# New Goat - Ugly



## lazydaisy67 (Nov 24, 2011)

Ok, so got 2 Nubian does, only one got bred last fall. Had 1 bucking in early march and he's HUGE. She doesn't have enough milk to supply both him and our family so I started looking on Craigslist for another one. Fond a doe in milk for $100 bucks. Went to look, she is UGLY!! Probably an Alpine, but could possibly have Saanen in her. Name is Shirley. Ugly Shirley milks without being in a stand and doesn't even need grains to occupy her attention. Just walk up to her, kneel down and start milking! So yeah, I bought her. Ugly Shirley gave us a gallon and a 1/4 on Sat and a gallon and a 1/2 yesterday!!! 
Ugly Shirley isn't so ugly anymore.


----------



## stayingthegame (Mar 22, 2011)

ugly is only skin deep and in the eyes of the beholder.


----------



## lazydaisy67 (Nov 24, 2011)

You are so right. I've gotten a little bit caught up in the "snotty" world of goat ownersip. HAD to have the registered Nubians because they're "better" somehow. I'm thinking this darn ugly goat has given me more milk in the 2 days she's been here than I have EVER gotton from a 'fancy, registered' Nubian. 
I think I'm all done with that now.
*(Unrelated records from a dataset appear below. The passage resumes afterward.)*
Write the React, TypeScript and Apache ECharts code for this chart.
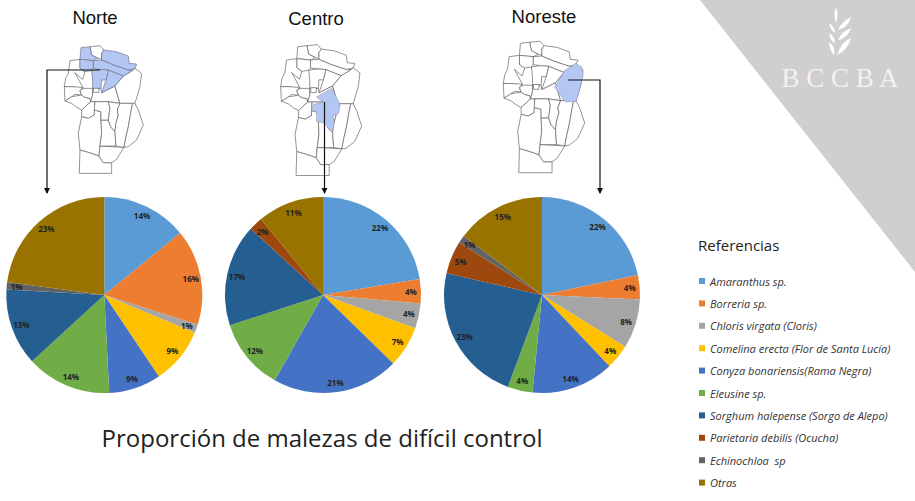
import React, { useEffect, useRef } from "react";
import * as echarts from "echarts";

const categories = [
  "Amaranthus sp.",
  "Borreria sp.",
  "Chloris virgata (Cloris)",
  "Comelina erecta (Flor de Santa Lucía)",
  "Conyza bonariensis(Rama Negra)",
  "Eleusine sp.",
  "Sorghum halepense (Sorgo de Alepo)",
  "Parietaria debilis (Ocucha)",
  "Echinochloa  sp",
  "Otras",
];
const colors = ["#5B9BD5", "#ED7D31", "#A5A5A5", "#FFC000", "#4472C4", "#70AD47", "#255E91", "#9E480E", "#636363", "#997300"];
const norte = [14.1, 15.8, 1.4, 9.3, 8.6, 14, 12.7, 0, 1.2, 22.9];
const centro = [22.4, 4, 4.1, 6.8, 20.9, 11.8, 16.8, 2.3, 0, 10.9];
const noreste = [21.7, 4, 8.1, 4.1, 13.6, 4.1, 22.9, 5.4, 1.3, 14.7];

const regions = [
  { title: "Norte", values: norte, cx: 104.3, cy: 295, titleX: 95, titleY: 17 },
  { title: "Centro", values: centro, cx: 323, cy: 295, titleX: 316, titleY: 18 },
  { title: "Noreste", values: noreste, cx: 542, cy: 295, titleX: 544, titleY: 16 },
];

type P = number[][];
const districts: P[] = [
  [[270,140],[300,137],[312,150],[305,160],[305,178],[295,175],[275,165]],
  [[243,143],[270,140],[275,165],[295,175],[280,182],[240,178]],
  [[312,150],[350,155],[385,168],[388,190],[410,192],[405,205],[385,210],[340,195],[305,180],[305,160]],
  [[280,182],[305,180],[340,195],[385,210],[400,210],[370,228],[325,210],[300,208],[280,205]],
  [[240,178],[280,182],[280,205],[275,212],[255,215],[240,205]],
  [[325,210],[370,228],[345,258],[305,278],[318,240]],
  [[275,212],[300,208],[325,210],[318,240],[305,240],[303,265],[278,265],[278,240]],
  [[210,182],[240,178],[240,205],[255,215],[248,238],[232,225],[225,218],[250,265],[215,260],[193,260],[197,235],[205,220]],
  [[193,260],[215,260],[248,262],[240,272],[245,285],[225,283],[215,290],[195,303]],
  [[195,303],[215,290],[245,285],[255,292],[270,295],[272,305],[245,330],[230,322],[215,310]],
  [[250,265],[278,265],[278,285],[272,305],[270,295],[255,292],[245,285],[240,272]],
  [[278,265],[303,265],[305,278],[345,258],[360,310],[325,305],[285,305],[272,305],[278,285]],
  [[405,205],[425,220],[420,260],[405,310],[360,310],[345,258],[370,228],[400,210]],
  [[245,330],[272,305],[285,305],[283,345],[265,355],[245,350]],
  [[245,350],[265,355],[283,345],[283,330],[303,335],[303,360],[305,400],[300,438],[297,468],[268,458],[240,450],[235,400]],
  [[240,450],[268,458],[297,468],[310,488],[335,488],[335,520],[238,520]],
  [[300,438],[372,442],[350,478],[335,488],[310,488],[297,468]],
  [[303,360],[325,360],[332,380],[345,395],[348,438],[300,438],[305,400]],
  [[285,305],[325,305],[330,325],[325,360],[303,360],[303,335],[283,330]],
  [[325,305],[360,310],[352,330],[355,345],[348,370],[345,395],[332,380],[325,360],[330,325]],
  [[360,310],[398,310],[392,340],[385,380],[378,410],[372,442],[348,438],[345,395],[348,370],[355,345],[352,330]],
  [[398,310],[405,310],[415,330],[430,375],[410,420],[385,440],[372,442],[378,410],[385,380],[392,340]],
  [[281,263],[297,263],[297,277],[281,277]],
];
const norteHighlight = [1, 2, 3, 4, 5, 6];
const centroBlue: P = [[[298,290],[342,265],[365,308],[367,315],[362,339],[347,344],[349,378],[337,390],[323,368],[298,361],[298,334],[282,329],[289,312],[318,305]]];
const noresteBlue: P = [[[402,201],[421,211],[426,235],[416,274],[405,313],[373,313],[343,271],[373,221],[392,211]]];

const wheatLeaves = [
  "M836 7 Q833 15 836 23 Q839 15 836 7Z",
  "M829 23 Q830 30 835 33 Q835 27 829 23Z",
  "M851 17 Q842 21 838 30 Q848 28 851 17Z",
  "M829 33 Q830 41 835 43 Q835 37 829 33Z",
  "M851 28 Q842 31 838 40 Q848 38 851 28Z",
  "M829 42 Q830 51 834 55 Q836 47 829 42Z",
  "M851 38 Q842 41 837 55 Q848 50 851 38Z",
].join(" ");

const MAP_X0 = 193;
const MAP_Y0 = 143;
const BLUE = "#B4C7F4";
function mapShapes(left: number, top: number, s: number, blueIdx: number[], extra: P[]) {
  const tr = (p: P) => p.map(([x, y]) => [left + ((x - MAP_X0) / 3) * s, top + ((y - MAP_Y0) / 3) * s]);
  const out: any[] = [];
  districts.forEach((d, i) => {
    if (blueIdx.includes(i)) return;
    out.push({ type: "polygon", shape: { points: tr(d) }, style: { fill: "#fff", stroke: "#666", lineWidth: 0.7 } });
  });
  blueIdx.forEach((i) => {
    out.push({ type: "polygon", shape: { points: tr(districts[i]) }, style: { fill: BLUE, stroke: "#667", lineWidth: 0.6 } });
  });
  extra.forEach((d) => {
    out.push({ type: "polygon", shape: { points: tr(d) }, style: { fill: BLUE, stroke: "#889", lineWidth: 0.5 } });
  });
  return out;
}

function arrow(points: number[][]) {
  const [x, y] = points[points.length - 1];
  return [
    { type: "polyline", shape: { points }, style: { fill: "none", stroke: "#111", lineWidth: 1.2 } },
    { type: "polygon", shape: { points: [[x - 3, y - 5], [x + 3, y - 5], [x, y + 1]] }, style: { fill: "#111" } },
  ];
}

export default function App() {
  const ref = useRef<HTMLDivElement>(null);
  useEffect(() => {
    document.body.style.margin = "0";
    echarts.graphic.registerShape("wheat", echarts.graphic.extendPath(wheatLeaves as any, {}) as any);
    const chart = echarts.init(ref.current!, null, { renderer: "svg" });
    const dataOf = (vals: number[], clear: boolean) =>
      categories
        .map((name, i) => ({ name, value: vals[i], itemStyle: { color: clear ? "rgba(0,0,0,0)" : colors[i] } }))
        .filter((d) => d.value > 0);
    const solid = regions.map((r) => ({
      type: "pie",
      name: r.title,
      center: [r.cx, r.cy],
      radius: [0, 98],
      startAngle: 90,
      clockwise: true,
      silent: true,
      avoidLabelOverlap: false,
      label: { show: false },
      labelLine: { show: false },
      emphasis: { disabled: true },
      data: dataOf(r.values, false),
    }));
    const labels = regions.map((r) => ({
      type: "pie",
      name: r.title + " %",
      center: [r.cx, r.cy],
      radius: [72, 98],
      startAngle: 90,
      clockwise: true,
      silent: true,
      avoidLabelOverlap: false,
      label: {
        show: true,
        position: "inside",
        formatter: (p: any) => `${Math.round(p.value)}%`,
        fontFamily: "Open Sans",
        fontSize: 8,
        fontWeight: "bold",
        color: "#222",
      },
      labelLine: { show: false },
      emphasis: { disabled: true },
      data: dataOf(r.values, true),
    }));
    chart.setOption({
      animation: false,
      backgroundColor: "#fff",
      legend: {
        orient: "vertical",
        left: 699,
        top: 275,
        padding: 0,
        data: categories,
        icon: "rect",
        itemWidth: 6,
        itemHeight: 6,
        itemGap: 10.4,
        selectedMode: false,
        textStyle: {
          fontFamily: "Open Sans",
          fontStyle: "italic",
          fontSize: 11,
          color: "#333",
          lineHeight: 12,
          height: 12,
        },
      },
      graphic: [
        {
          type: "polygon",
          z: -1,
          shape: { points: [[700, 0], [915, 0], [915, 272]] },
          style: { fill: "#D0CECE" },
        },
        { type: "wheat", style: { fill: "#fff" } },
        {
          type: "text",
          x: 840,
          y: 78,
          style: {
            text: "B C C B A",
            fontFamily: "Liberation Serif",
            fontSize: 27,
            fill: "rgba(255,255,255,0.75)",
            align: "center",
            verticalAlign: "middle",
          },
        },
        ...regions.map((r) => ({
          type: "text",
          x: r.titleX,
          y: r.titleY,
          style: {
            text: r.title,
            fontFamily: "Liberation Sans",
            fontSize: 18.5,
            fill: "#111",
            align: "center",
            verticalAlign: "middle",
          },
        })),
        ...mapShapes(64.3, 47.7, 1, norteHighlight, []),
        ...mapShapes(280.7, 46.7, 1.025, [], centroBlue),
        ...mapShapes(503.3, 43.3, 1.03, [], noresteBlue),
        ...arrow([[100, 70], [47, 70], [47, 193]]),
        ...arrow([[324.5, 102], [324.5, 193]]),
        ...arrow([[568, 80], [600, 80], [600, 193]]),
        {
          type: "text",
          x: 322,
          y: 437,
          style: {
            text: "Proporción de malezas de difícil control",
            fontFamily: "Open Sans",
            fontSize: 24,
            fill: "#222",
            align: "center",
            verticalAlign: "middle",
          },
        },
        {
          type: "text",
          x: 698,
          y: 244.5,
          style: {
            text: "Referencias",
            fontFamily: "Open Sans",
            fontSize: 15,
            fill: "#222",
            align: "left",
            verticalAlign: "middle",
          },
        },
      ],
      series: [...solid, ...labels],
    });
    return () => chart.dispose();
  }, []);
  return <div ref={ref} style={{ width: 915, height: 501, position: "absolute", left: 0, top: 0 }} />;
}
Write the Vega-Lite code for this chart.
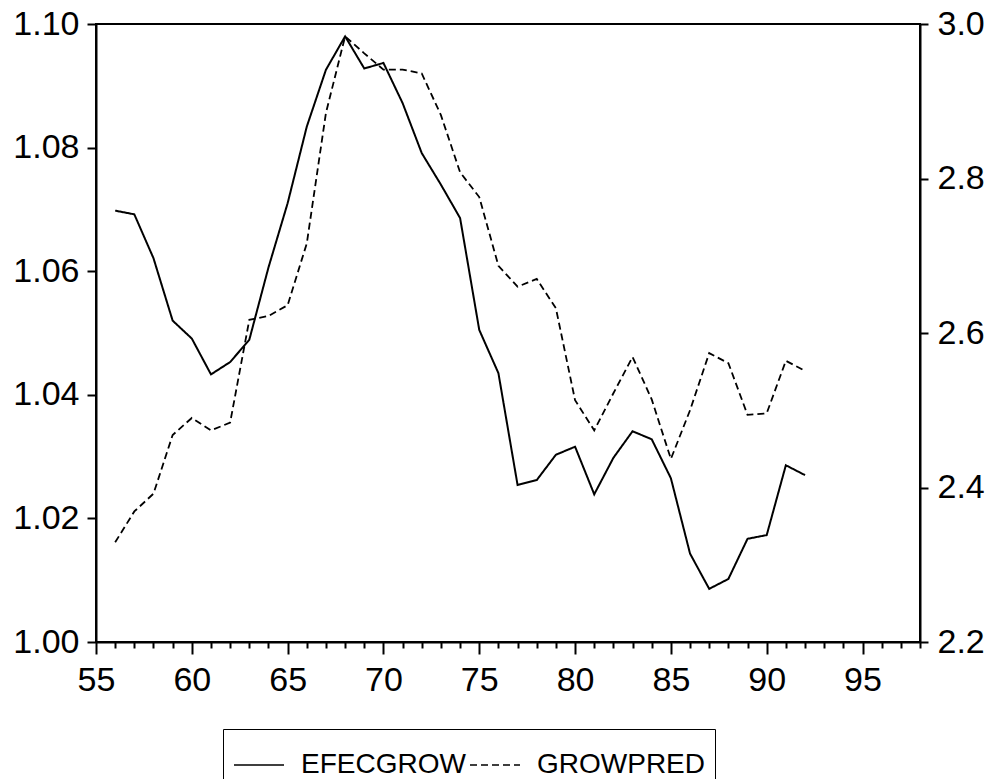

Can't drink registration papers.


----------



## cowboyhermit (Nov 10, 2012)

A very good analysis of the present contrast between "show quality" and actual quality
Also, hybrid vigour has been proven extensively, we still need the purebreds for that but I don't recommend them for actual production in most cases.


----------



## carnut1100 (Oct 9, 2008)

We have had goats most of my life right back to when I was a child, and the "fashionable" Nubian was the worst we ever had!
Mostly had Saanens and had a Saanen Alpine cross which was great, but current two look pure Saanen but there is a dash of Alpine and Toggenburg in there and they are bloody good producers!
Gallon a day is a light day...


----------



## *Andi (Nov 8, 2009)

lazydaisy67 said:


> Can't drink registration papers.


:rofl:

Thanks for the smile! (And it is so true!!!)

Congrats on the new goat and all that milk!


----------



## Tank_Girl (Dec 26, 2011)

Congrats on the good producer!

Hopefully she'll produce some nice daughters who'll carry on her milking ability and sweet nature.


----------



## Ezmerelda (Oct 17, 2010)

I've been told that goat's milk smells like wet dog. Is there any truth to that statement?

I love goat's milk cheese, so I imagine the milk must be pretty good to get such a tasty cheese.


----------



## tonedef (Mar 17, 2013)

My uncle thought he would get rich and started a Nubian goat farm spent thousands and couldn't sell any of them , everyone wanted muts because they gave better milk , just like the best work dogs are muts


----------